Let’s check if this works.
prime(100)
## [1] 1 2 3 5 7 11 13 17 19 23 29 31 37 41 43 47 53 59 61 67 71 73 79 83 89
## [26] 97
This is the correct list of all prime numbers between 1 and 100.
Part a
\[ \begin{aligned} \mathbb{E}[Y] &= \mathbb{E}[5+9X] \\ &= \mathbb{E}[5] + \mathbb{E}[9X] \\ &= 5 + 9\mathbb{E}[X] \\ &= 95 \end{aligned} \]

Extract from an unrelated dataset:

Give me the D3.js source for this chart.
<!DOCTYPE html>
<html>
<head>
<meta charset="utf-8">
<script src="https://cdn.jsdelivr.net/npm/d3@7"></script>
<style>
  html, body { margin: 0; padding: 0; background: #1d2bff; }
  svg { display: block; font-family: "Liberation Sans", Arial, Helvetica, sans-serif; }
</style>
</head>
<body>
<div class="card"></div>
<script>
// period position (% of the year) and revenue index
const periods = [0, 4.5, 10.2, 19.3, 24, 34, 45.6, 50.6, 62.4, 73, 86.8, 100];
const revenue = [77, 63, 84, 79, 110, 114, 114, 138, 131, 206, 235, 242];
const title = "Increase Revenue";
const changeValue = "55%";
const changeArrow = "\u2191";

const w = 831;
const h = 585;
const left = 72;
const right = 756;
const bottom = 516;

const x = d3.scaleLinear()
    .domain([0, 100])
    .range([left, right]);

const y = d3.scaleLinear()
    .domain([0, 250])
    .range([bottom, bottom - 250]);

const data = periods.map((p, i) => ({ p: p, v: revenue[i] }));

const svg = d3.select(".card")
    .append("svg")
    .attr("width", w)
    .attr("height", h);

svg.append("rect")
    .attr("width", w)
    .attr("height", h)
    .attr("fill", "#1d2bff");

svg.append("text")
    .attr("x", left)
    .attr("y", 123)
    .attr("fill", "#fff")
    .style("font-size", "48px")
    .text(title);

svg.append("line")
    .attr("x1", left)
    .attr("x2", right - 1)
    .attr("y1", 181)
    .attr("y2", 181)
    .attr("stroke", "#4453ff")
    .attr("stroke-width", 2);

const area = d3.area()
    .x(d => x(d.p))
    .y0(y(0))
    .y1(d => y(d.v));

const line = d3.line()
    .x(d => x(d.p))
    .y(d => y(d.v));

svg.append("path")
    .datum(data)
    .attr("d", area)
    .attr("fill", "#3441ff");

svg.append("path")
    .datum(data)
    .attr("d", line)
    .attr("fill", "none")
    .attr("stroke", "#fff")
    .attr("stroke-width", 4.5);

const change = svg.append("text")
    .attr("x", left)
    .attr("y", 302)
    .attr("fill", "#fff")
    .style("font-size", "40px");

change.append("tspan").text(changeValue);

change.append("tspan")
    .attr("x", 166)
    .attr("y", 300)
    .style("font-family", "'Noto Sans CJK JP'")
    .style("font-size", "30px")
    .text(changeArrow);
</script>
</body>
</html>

where the first equality holds by the definition of \(Y\), the second equality holds because expectations can pass through sums, the third equality holds because the expectation of a constant is just the constant itself and because constants can come outside of expectations, and the last equality holds because \(\mathbb{E}[X]=10\).
Part b
\[ \begin{aligned} \mathrm{var}(Y) &= \mathrm{var}(5+9X) \\ &= \mathrm{var}(9X) \\ &= 81 \mathrm{var}(X) \\ &= 162 \end{aligned} \]

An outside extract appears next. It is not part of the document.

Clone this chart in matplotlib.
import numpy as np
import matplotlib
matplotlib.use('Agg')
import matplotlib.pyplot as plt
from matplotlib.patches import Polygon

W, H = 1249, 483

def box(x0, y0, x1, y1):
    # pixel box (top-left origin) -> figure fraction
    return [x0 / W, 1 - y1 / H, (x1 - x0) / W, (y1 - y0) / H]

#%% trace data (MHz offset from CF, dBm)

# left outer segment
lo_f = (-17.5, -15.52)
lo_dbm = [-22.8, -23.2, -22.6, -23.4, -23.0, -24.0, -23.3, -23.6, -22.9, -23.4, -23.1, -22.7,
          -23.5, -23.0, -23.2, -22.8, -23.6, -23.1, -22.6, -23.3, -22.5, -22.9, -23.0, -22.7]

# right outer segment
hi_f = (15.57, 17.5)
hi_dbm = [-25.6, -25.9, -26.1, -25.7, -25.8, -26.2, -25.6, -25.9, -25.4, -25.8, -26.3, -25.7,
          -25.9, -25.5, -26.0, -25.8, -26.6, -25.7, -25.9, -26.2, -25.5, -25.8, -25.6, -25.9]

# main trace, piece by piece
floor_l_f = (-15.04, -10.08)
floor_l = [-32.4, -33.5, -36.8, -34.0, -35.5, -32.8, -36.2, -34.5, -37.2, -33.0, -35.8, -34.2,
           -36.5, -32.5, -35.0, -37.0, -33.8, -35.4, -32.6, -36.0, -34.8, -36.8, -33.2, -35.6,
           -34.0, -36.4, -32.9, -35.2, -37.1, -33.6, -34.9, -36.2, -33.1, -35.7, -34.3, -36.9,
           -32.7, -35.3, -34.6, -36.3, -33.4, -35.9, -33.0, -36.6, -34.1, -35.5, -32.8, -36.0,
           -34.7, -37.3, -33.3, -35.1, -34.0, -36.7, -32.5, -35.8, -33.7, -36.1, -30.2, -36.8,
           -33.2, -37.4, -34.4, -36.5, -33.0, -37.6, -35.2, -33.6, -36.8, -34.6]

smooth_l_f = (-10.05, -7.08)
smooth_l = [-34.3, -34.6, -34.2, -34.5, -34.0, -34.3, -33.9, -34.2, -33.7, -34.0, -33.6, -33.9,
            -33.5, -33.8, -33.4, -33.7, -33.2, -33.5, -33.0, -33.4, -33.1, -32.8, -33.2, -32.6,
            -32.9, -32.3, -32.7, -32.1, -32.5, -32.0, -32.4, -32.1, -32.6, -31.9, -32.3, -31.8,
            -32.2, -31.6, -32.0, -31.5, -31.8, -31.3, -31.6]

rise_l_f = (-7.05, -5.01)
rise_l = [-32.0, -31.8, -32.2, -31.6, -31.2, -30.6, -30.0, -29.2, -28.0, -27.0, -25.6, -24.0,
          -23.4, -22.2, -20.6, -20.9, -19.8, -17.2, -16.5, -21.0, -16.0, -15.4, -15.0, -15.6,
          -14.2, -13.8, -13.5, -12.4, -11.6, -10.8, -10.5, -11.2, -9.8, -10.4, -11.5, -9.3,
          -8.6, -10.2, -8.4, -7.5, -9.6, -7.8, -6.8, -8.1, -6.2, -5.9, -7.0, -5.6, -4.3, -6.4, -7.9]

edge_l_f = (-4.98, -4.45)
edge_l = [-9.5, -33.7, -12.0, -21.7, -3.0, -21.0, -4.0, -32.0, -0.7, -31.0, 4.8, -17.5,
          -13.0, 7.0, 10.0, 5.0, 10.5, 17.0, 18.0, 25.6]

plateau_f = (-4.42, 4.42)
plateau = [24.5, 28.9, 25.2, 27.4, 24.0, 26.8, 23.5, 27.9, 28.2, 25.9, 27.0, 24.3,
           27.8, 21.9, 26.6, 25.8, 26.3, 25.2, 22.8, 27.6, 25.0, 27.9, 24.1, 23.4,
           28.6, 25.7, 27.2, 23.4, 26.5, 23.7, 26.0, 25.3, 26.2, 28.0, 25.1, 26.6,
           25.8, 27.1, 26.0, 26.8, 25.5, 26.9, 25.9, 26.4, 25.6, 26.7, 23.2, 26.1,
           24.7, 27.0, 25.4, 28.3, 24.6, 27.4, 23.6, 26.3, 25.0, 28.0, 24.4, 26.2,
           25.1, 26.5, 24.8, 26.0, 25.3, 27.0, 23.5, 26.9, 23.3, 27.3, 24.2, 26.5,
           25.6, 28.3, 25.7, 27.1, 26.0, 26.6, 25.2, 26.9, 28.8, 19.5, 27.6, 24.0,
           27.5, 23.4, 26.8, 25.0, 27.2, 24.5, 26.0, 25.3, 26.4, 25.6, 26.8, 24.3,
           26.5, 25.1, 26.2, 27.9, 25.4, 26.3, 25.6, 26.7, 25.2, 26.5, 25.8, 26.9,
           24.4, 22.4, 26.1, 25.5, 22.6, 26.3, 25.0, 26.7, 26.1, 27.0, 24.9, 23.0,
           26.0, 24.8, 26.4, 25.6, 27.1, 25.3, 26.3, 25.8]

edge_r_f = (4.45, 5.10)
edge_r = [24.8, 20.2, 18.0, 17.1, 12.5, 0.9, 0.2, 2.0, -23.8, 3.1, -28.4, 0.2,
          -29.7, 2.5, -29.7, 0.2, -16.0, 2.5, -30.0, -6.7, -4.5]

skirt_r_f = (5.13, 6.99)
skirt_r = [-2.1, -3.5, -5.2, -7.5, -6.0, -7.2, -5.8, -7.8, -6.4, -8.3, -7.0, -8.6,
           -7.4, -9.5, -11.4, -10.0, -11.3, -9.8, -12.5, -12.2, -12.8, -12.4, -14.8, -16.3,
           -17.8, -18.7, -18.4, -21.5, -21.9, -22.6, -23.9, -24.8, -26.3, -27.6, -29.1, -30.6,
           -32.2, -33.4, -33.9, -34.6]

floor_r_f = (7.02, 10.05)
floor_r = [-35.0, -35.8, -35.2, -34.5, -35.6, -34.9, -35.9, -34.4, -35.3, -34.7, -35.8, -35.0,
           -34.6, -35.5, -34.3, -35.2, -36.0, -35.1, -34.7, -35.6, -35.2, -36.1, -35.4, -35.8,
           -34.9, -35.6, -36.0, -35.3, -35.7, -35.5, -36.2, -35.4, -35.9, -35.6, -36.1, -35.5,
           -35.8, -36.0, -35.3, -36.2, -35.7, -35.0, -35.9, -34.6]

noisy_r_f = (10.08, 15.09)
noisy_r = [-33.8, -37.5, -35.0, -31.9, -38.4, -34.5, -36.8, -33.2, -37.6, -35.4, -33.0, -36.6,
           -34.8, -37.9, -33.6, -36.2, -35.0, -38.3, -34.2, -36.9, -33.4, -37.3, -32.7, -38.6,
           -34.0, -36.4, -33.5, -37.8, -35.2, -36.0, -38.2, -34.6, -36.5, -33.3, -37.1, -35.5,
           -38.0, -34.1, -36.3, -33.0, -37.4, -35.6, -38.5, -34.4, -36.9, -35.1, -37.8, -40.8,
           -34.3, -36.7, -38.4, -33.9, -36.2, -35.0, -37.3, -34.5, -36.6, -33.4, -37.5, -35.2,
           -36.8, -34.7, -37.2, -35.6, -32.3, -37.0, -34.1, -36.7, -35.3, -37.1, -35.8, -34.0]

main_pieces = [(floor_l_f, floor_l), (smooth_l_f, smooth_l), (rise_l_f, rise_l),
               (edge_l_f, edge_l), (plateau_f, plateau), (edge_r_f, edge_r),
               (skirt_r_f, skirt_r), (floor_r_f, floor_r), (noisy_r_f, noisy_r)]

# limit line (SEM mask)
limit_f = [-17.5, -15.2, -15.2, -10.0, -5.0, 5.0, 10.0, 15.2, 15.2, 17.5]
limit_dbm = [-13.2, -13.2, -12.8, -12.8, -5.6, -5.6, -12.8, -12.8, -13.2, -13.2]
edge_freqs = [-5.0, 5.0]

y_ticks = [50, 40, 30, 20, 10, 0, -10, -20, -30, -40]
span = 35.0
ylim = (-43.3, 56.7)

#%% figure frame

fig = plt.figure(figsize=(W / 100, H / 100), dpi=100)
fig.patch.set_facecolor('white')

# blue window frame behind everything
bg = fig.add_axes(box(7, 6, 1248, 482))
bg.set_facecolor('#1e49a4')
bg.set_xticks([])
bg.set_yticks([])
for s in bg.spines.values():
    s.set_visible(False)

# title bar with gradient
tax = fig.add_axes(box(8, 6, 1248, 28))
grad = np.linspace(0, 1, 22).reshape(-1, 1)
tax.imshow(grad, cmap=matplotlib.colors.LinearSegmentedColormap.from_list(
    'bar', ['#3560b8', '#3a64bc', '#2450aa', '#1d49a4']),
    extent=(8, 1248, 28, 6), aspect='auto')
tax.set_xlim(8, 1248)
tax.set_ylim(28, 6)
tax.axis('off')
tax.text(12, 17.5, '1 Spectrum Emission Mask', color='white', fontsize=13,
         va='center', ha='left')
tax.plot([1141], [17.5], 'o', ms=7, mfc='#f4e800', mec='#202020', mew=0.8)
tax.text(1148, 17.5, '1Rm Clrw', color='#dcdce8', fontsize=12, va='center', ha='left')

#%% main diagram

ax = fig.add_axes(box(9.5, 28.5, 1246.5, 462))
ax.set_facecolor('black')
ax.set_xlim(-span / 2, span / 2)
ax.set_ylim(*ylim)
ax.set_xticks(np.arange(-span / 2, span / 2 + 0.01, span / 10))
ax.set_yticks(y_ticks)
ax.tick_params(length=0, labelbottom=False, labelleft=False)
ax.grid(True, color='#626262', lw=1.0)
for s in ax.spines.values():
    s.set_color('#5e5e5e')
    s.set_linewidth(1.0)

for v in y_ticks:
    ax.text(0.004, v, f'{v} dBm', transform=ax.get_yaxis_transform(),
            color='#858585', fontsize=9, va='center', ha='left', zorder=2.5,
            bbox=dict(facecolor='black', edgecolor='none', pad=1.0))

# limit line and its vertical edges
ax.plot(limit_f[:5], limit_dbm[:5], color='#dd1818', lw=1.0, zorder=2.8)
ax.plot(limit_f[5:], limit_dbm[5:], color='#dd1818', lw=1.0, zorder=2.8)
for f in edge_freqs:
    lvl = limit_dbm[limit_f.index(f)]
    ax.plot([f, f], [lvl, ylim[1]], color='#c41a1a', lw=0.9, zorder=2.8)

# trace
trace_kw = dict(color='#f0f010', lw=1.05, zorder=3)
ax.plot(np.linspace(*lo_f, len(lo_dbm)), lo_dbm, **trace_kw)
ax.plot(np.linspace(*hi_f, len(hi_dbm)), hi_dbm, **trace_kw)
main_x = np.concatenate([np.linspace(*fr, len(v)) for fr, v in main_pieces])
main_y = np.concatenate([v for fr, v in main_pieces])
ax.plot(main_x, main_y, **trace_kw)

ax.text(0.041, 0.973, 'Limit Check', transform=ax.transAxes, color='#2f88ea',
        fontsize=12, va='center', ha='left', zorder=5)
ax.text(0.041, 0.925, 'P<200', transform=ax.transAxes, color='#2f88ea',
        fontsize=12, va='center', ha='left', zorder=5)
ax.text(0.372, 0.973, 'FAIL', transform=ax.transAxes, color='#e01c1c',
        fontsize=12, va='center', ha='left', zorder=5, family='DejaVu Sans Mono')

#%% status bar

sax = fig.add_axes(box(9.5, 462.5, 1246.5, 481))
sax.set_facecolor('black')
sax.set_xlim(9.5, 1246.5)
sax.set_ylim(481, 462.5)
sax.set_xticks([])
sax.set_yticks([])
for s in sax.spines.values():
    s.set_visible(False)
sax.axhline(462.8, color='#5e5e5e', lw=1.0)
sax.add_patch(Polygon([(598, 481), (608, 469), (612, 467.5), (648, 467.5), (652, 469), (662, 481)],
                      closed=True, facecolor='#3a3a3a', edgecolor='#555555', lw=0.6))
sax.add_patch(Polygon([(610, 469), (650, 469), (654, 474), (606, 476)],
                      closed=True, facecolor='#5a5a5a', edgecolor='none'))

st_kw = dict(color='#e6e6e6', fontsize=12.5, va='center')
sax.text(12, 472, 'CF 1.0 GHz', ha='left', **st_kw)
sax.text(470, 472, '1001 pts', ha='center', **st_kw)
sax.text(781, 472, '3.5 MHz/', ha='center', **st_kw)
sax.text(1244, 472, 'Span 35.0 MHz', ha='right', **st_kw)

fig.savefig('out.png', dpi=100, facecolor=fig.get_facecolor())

where the first equality holds by the definition of \(Y\), the second equality holds because \(5\) is a constant and doesn’t contribute to the variance, the third equality holds because constants can come out of the variance (after squaring it), and the last equality holds because \(\mathrm{var}(X)=2\).
\[ \begin{aligned} \mathrm{var}(bX) &= \mathbb{E}\big[ (bX - \mathbb{E}[bX])^2 \big] \\ &= \mathbb{E}\big[ (bX - b\mathbb{E}[X])^2 \big] \\ &= \mathbb{E}\Big[ \big(b(X-\mathbb{E}[X])\big)^2\Big] \\ &= \mathbb{E}\big[b^2 (X-\mathbb{E}[X])^2\big] \\ &= b^2 \mathbb{E}\big[(X-\mathbb{E}[X])^2\big] \\ &= b^2 \mathrm{var}(X) \end{aligned} \]

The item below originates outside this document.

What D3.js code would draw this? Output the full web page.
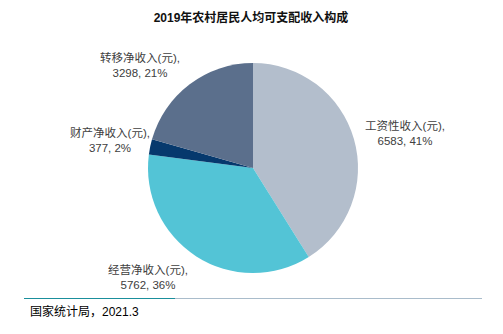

where the first equality holds by the definition of variance, the second equality holds because \(b\) can come out of the inside expectation because it is a constant, the third equality factors out the \(b\) from both terms, the fourth equality squares the inside terms, the fifth equality holds because \(b^2\) is a constant and can therefore come out of the expectation, the last equality holds because \(\mathrm{var}(X) = \mathbb{E}[(X-\mathbb{E}[X])^2]\) (which is just the definition of the variance of \(X\)).
Part a
\[ \begin{aligned} \mathbb{E}[Y] &= \mathbb{E}[Y|X=1] \mathrm{P}(X=1) + \mathbb{E}[Y|X=0]\mathrm{P}(X=0) \\ &= \mathbb{E}[Y|X=1] \mathrm{P}(X=1) + \mathbb{E}[Y|X=0](1-\mathrm{P}(X=1)) \\ &= 5^{'} 4^{''} (0.5) + 5^{'} 9^{''} (0.5) \\ &= 5^{'} 6.5^{''} \end{aligned} \]
Part b
The answer from part a is related to the law of iterated expectations because the key step in that problem is to relate the overall expectation, \(\mathbb{E}[Y]\), to the conditional expectations, \(\mathbb{E}[Y|X=0]\) and \(\mathbb{E}[Y|X=1]\). The law of iterated expectations says that unconditional expectations are equal to averages of conditional expectations, which is what we use in the first step of the answer for part a.
Part a
\(f_X(21) = 0.1\). We know this because the sum of the pdfs across all possible values of \(X\) must add up to 1.
Part b
\[ \begin{aligned} \mathbb{E}[X] &= \sum_{x \in \mathcal{X}} x f_X(x) \\ &= 2 f_X(2) + 7 f_X(7) + 13 f_X(13) + 21 f_X(21) \\ &= 2 (0.5) + 7 (0.25) + 13 (0.15) + 21 (0.1) \\ &= 6.8 \end{aligned} \]
Part c
To calculate the variance, I’ll use the expression \(\mathrm{var}(X) = \mathbb{E}[X^2] - \mathbb{E}[X]^2\). Thus, the main new thing to calculate is \(\mathbb{E}[X^2]\):
\[ \begin{aligned} \mathbb{E}[X^2] &= \sum_{x \in \mathcal{X}} x^2 f_X(x) \\ &= 2^2 f_X(2) + 7^2 f_X(7) + 13^2 f_X(13) + 21^2 f_X(21) \\ &= 4 (0.5) + 49 (0.25) + 169 (0.15) + 441 (0.1) \\ &= 83.7 \end{aligned} \]
Since, we already calculated \(\mathbb{E}[X] = 6.8\) in part a, this implies that \(\mathbb{E}[X]^2 = 46.24\). Thus, \[ \begin{aligned} \mathrm{var}(X) &= 83.7 - 46.24 \\ &= 37.46 \end{aligned} \]
Part d
\[ F_X(1) = 0 \]
since the smallest possible value of \(X\) is 2.
\[ \begin{aligned} F_X(7) &= f_X(2) + f_X(7) \\ &= 0.75 \end{aligned} \]
\[ \begin{aligned} F_X(8) &= f_X(2) + f_X(7) \\ &= 0.75 \end{aligned} \] \[ \begin{aligned} F_X(25) &= 1 \qquad \end{aligned} \]
since all possible values that \(X\) can take are less than 25.